O Código de Ética Profissional das(o) Psicólogas(o) cita nos dois primeiros princípios fundamentais a necessidade de respeito à liberdade e a eliminação de quaisquer formas de discriminação, e no artigo 2º veda à(o) psicóloga(o) a indução não só de convicções religiosas, mas também de convicções filosóficas, morais, ideológicas e de orientação sexual, compreendendo a delicadeza e complexidade que o tema merece:
Princípios Fundamentais
I. O psicólogo baseará o seu trabalho no respeito e na promoção da liberdade, da dignidade, da igualdade e da integridade do ser humano, apoiado nos valores que embasam a Declaração Universal dos Direitos Humanos.
II. O psicólogo trabalhará visando promover a saúde e a qualidade de vida das pessoas e das coletividades e contribuirá para a eliminação de quaisquer formas de negligência, discriminação, exploração, violência, crueldade e opressão.
Art. 2º – À(o) psicóloga(o) é vedado:
b) Induzir a convicções políticas, filosóficas, morais, ideológicas, religiosas, de orientação sexual ou a qualquer tipo de preconceito, quando do exercício de suas funções profissionais;
Esse Código de Ética em vigor foi construído a partir de múltiplos espaços de discussão sobre a ética da profissão, suas responsabilidades e compromissos com a promoção da cidadania. O processo ocorreu ao longo de três anos, em todo o país, com a participação direta das(os) psicólogas(os) e aberto à sociedade. Seu objetivo primordial é garantir que haja um mecanismo de proteção à sociedade e à profissão, no intuito de garantir o respeito às diferenças, aos direitos humanos e a afirmação dos princípios democráticos e constitucionais de um Estado laico.

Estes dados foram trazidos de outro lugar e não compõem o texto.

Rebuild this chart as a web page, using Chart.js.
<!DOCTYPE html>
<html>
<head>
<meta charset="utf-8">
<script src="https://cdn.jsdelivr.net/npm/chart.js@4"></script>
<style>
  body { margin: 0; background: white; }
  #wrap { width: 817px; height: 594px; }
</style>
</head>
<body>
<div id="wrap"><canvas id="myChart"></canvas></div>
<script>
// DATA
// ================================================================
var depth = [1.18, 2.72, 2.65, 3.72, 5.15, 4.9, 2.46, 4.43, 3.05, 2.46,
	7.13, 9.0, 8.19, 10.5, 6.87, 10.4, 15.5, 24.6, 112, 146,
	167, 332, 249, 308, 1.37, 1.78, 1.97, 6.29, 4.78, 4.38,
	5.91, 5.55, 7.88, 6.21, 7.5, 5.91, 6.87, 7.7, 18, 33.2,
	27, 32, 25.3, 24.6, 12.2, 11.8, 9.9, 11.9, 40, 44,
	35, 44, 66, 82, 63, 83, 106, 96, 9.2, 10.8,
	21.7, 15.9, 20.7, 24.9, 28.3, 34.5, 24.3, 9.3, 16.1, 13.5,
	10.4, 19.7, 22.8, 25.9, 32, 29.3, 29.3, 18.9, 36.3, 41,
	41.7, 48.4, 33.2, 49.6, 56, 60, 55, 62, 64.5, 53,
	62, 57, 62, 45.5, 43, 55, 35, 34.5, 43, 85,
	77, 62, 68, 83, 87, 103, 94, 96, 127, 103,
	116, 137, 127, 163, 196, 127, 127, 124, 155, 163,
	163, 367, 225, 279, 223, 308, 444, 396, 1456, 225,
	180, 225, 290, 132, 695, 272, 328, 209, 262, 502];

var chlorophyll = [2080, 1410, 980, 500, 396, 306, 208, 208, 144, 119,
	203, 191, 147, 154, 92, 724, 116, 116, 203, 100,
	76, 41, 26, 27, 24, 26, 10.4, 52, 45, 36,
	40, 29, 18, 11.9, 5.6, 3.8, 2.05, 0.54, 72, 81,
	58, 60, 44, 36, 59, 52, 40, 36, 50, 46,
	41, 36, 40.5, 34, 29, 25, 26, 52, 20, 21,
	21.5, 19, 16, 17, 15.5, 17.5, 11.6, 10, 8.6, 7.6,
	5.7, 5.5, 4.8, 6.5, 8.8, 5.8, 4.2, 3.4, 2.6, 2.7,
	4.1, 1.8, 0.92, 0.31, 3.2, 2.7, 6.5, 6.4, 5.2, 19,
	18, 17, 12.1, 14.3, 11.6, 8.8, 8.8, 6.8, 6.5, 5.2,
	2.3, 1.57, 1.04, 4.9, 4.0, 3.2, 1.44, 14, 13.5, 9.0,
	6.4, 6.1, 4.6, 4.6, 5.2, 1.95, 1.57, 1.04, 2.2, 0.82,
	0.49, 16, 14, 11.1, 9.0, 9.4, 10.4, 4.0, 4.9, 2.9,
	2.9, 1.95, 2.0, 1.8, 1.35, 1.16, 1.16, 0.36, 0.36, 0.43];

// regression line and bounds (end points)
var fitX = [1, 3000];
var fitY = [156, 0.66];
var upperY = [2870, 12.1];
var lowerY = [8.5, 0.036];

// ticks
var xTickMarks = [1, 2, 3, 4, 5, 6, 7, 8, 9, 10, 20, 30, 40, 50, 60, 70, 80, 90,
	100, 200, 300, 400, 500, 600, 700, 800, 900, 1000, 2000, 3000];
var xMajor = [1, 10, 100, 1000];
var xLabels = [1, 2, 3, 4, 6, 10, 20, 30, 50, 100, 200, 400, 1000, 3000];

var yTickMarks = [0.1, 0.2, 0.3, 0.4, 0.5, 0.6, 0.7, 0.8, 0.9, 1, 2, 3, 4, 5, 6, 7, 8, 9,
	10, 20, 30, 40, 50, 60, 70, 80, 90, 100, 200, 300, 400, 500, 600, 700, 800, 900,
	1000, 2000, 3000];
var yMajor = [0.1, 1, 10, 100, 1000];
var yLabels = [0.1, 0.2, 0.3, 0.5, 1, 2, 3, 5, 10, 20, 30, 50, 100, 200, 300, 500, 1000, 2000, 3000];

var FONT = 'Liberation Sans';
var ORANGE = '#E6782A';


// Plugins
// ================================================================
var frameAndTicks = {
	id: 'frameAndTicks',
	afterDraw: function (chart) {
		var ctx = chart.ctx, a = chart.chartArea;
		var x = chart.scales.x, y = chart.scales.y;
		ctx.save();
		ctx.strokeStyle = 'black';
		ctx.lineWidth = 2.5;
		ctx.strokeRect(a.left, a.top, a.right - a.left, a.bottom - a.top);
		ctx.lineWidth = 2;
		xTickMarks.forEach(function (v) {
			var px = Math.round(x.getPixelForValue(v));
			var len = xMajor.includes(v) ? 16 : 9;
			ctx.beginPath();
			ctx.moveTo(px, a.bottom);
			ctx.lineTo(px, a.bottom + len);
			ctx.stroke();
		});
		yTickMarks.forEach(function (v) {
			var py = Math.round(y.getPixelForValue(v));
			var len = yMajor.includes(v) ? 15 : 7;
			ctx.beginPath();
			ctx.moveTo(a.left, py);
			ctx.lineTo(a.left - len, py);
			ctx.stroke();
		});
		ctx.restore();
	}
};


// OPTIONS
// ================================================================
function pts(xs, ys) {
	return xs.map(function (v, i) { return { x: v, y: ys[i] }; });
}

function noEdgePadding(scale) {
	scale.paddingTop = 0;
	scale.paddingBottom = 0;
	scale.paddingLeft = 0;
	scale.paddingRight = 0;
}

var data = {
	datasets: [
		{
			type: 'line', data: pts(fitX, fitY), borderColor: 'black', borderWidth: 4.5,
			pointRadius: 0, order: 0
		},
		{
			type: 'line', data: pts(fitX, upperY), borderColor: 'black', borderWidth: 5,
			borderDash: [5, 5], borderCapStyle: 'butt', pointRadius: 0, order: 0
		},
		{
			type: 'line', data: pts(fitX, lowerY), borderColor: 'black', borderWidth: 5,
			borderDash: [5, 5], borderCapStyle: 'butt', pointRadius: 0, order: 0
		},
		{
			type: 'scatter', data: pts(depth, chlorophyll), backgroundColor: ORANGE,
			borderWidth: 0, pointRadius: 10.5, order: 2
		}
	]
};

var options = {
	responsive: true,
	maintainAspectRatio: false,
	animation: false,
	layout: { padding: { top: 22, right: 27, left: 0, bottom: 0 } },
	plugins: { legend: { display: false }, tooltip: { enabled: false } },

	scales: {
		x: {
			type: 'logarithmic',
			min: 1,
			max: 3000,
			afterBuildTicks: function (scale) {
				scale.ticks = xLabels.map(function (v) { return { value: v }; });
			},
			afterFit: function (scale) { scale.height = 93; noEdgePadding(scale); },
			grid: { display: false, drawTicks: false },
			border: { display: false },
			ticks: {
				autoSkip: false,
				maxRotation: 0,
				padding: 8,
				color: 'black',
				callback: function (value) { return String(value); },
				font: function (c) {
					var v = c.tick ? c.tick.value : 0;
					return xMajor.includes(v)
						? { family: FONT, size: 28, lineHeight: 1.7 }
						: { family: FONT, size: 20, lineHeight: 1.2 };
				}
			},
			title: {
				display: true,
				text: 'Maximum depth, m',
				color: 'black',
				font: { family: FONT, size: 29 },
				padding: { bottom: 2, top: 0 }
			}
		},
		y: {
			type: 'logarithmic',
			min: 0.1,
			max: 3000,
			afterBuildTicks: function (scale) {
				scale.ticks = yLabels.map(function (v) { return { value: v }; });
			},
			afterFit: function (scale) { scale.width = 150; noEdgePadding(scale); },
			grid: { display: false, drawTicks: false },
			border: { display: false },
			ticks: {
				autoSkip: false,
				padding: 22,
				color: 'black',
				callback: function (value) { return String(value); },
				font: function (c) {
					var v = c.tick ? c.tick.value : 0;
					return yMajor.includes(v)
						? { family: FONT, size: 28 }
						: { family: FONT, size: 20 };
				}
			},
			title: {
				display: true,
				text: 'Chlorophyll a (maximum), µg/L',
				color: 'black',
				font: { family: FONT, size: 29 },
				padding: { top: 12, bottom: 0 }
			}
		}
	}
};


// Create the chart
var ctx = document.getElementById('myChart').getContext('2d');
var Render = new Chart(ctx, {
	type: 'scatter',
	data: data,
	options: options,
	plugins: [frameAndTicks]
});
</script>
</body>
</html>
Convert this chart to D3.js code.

A profissão de psicóloga(o) foi regulamentada no Brasil pela Lei nº 4.119/1962 e a Lei nº 5.766/1971 criou a autarquia dos Conselhos Federal e Regionais de Psicologia, destinados a orientar, a disciplinar e a fiscalizar o exercício da profissão de psicólogo e zelar pela fiel observância dos princípios de ética e disciplina da classe. Entre as atribuições estabelecidas por essa lei ao Conselho Federal de Psicologia estão a de elaborar e aprovar o Código de Ética Profissional do Psicólogo e funcionar como tribunal superior de ética profissional, portanto atuar como instância de recurso aos processos julgados nos Conselhos Regionais.
Cumprindo seu papel previsto na Lei 5.766/1971 de zelar pela fiel observância dos princípios de ética e disciplina da classe, os Conselhos Regionais de Psicologia recebem e apuram as denúncias que chegam sobre o exercício profissional de psicólogas(os). Do julgamento do plenário do Conselho Regional, cabe recurso ao plenário do Conselho Federal de Psicologia.
Qualquer cidadão pode oferecer denúncia contra o exercício profissional do(a) psicólogo(a), visto ser seu direito constitucional. Assim, as ações de orientação e fiscalização promovidas pelos conselhos profissionais no âmbito Regional são legítimas e não podem ser tomadas como perseguições ou cassações a qualquer direito. Todos os profissionais que exercem suas funções reconhecidas pelo Estado Democrático de Direito estão submetidos às legislações e Códigos de Ética dos seus respectivos Conselhos e, portanto, têm o dever de pautar sua atuação profissional nas legislações que disciplinam o exercício de sua profissão.
A Psicologia como ciência e profissão pertence à sociedade, tendo teorias, técnicas e metodologias pesquisadas, reconhecidas e validadas por instâncias oficiais do campo da pesquisa e da regulação pública que validam o conjunto de formulações do interesse da sociedade. Os princípios e conceitos que sustentam as práticas religiosas são de ordem pessoal e da esfera privada, e não estão regulamentadas como atribuições da Psicologia como ciência e profissão.
Finalizamos esse posicionamento declarando que o CFP iniciará uma série de atividades de debate sobre a relação entre Psicologia e religiosidade, com vistas a contribuir com o debate público da categoria e da sociedade frente a esse tema, objetivando explicitar que não somos contrários a que os profissionais tenham suas crenças religiosas, e sim que devemos zelar para que estes não utilizem suas crenças, de qualquer ordem, como ferramenta de atuação profissional.